Copy out the listing that follows, exact in every word, and skip the images.

# START OF Data shown

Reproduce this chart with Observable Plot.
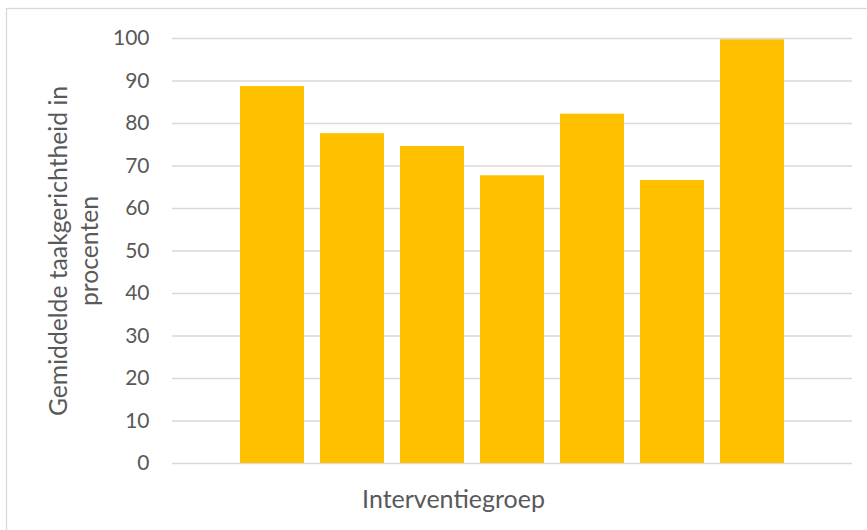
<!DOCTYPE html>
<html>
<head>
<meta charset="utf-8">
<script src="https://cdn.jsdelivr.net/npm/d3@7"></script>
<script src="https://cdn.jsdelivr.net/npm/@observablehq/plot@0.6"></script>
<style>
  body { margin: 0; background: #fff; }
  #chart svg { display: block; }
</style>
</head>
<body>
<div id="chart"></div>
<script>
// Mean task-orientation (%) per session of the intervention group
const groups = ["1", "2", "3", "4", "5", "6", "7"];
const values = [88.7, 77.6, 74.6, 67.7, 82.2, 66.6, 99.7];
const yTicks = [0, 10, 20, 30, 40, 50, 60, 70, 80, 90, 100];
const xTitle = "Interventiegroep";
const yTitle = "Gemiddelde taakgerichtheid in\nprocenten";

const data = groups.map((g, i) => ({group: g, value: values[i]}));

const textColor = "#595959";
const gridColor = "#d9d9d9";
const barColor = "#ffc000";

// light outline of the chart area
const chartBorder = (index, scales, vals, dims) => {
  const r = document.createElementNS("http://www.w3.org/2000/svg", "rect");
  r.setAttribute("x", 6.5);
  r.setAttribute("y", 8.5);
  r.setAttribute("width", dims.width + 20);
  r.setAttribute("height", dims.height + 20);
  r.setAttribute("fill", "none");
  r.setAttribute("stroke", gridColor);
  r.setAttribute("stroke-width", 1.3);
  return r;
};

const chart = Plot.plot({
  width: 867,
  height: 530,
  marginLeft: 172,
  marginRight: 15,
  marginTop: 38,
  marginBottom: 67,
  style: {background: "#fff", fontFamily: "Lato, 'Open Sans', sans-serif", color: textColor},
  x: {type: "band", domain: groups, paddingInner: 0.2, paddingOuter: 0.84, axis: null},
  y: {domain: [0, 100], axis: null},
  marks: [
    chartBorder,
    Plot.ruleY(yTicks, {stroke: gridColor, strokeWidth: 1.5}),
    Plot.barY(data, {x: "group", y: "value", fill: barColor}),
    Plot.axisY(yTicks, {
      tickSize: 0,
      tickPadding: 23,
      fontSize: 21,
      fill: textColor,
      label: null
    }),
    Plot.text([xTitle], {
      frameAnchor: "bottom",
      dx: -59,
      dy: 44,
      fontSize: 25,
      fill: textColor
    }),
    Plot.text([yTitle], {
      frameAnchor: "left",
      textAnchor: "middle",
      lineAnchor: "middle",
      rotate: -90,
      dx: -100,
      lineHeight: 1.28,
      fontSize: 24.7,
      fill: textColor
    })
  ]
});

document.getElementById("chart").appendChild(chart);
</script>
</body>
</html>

# END OF Data shown

__Response for this exercise__
Reproduce this chart with Observable Plot.
<!DOCTYPE html>
<html>
<head>
<meta charset="utf-8">
<script src="https://cdn.jsdelivr.net/npm/d3@7"></script>
<script src="https://cdn.jsdelivr.net/npm/@observablehq/plot@0.6"></script>
<style>
  body { margin: 0; background: #fff; }
  #chart svg { display: block; }
</style>
</head>
<body>
<div id="chart"></div>
<script>
// Mean task-orientation (%) per session of the intervention group
const groups = ["1", "2", "3", "4", "5", "6", "7"];
const values = [88.7, 77.6, 74.6, 67.7, 82.2, 66.6, 99.7];
const yTicks = [0, 10, 20, 30, 40, 50, 60, 70, 80, 90, 100];
const xTitle = "Interventiegroep";
const yTitle = "Gemiddelde taakgerichtheid in\nprocenten";

const data = groups.map((g, i) => ({group: g, value: values[i]}));

const textColor = "#595959";
const gridColor = "#d9d9d9";
const barColor = "#ffc000";

// light outline of the chart area
const chartBorder = (index, scales, vals, dims) => {
  const r = document.createElementNS("http://www.w3.org/2000/svg", "rect");
  r.setAttribute("x", 6.5);
  r.setAttribute("y", 8.5);
  r.setAttribute("width", dims.width + 20);
  r.setAttribute("height", dims.height + 20);
  r.setAttribute("fill", "none");
  r.setAttribute("stroke", gridColor);
  r.setAttribute("stroke-width", 1.3);
  return r;
};

const chart = Plot.plot({
  width: 867,
  height: 530,
  marginLeft: 172,
  marginRight: 15,
  marginTop: 38,
  marginBottom: 67,
  style: {background: "#fff", fontFamily: "Lato, 'Open Sans', sans-serif", color: textColor},
  x: {type: "band", domain: groups, paddingInner: 0.2, paddingOuter: 0.84, axis: null},
  y: {domain: [0, 100], axis: null},
  marks: [
    chartBorder,
    Plot.ruleY(yTicks, {stroke: gridColor, strokeWidth: 1.5}),
    Plot.barY(data, {x: "group", y: "value", fill: barColor}),
    Plot.axisY(yTicks, {
      tickSize: 0,
      tickPadding: 23,
      fontSize: 21,
      fill: textColor,
      label: null
    }),
    Plot.text([xTitle], {
      frameAnchor: "bottom",
      dx: -59,
      dy: 44,
      fontSize: 25,
      fill: textColor
    }),
    Plot.text([yTitle], {
      frameAnchor: "left",
      textAnchor: "middle",
      lineAnchor: "middle",
      rotate: -90,
      dx: -100,
      lineHeight: 1.28,
      fontSize: 24.7,
      fill: textColor
    })
  ]
});

document.getElementById("chart").appendChild(chart);
</script>
</body>
</html>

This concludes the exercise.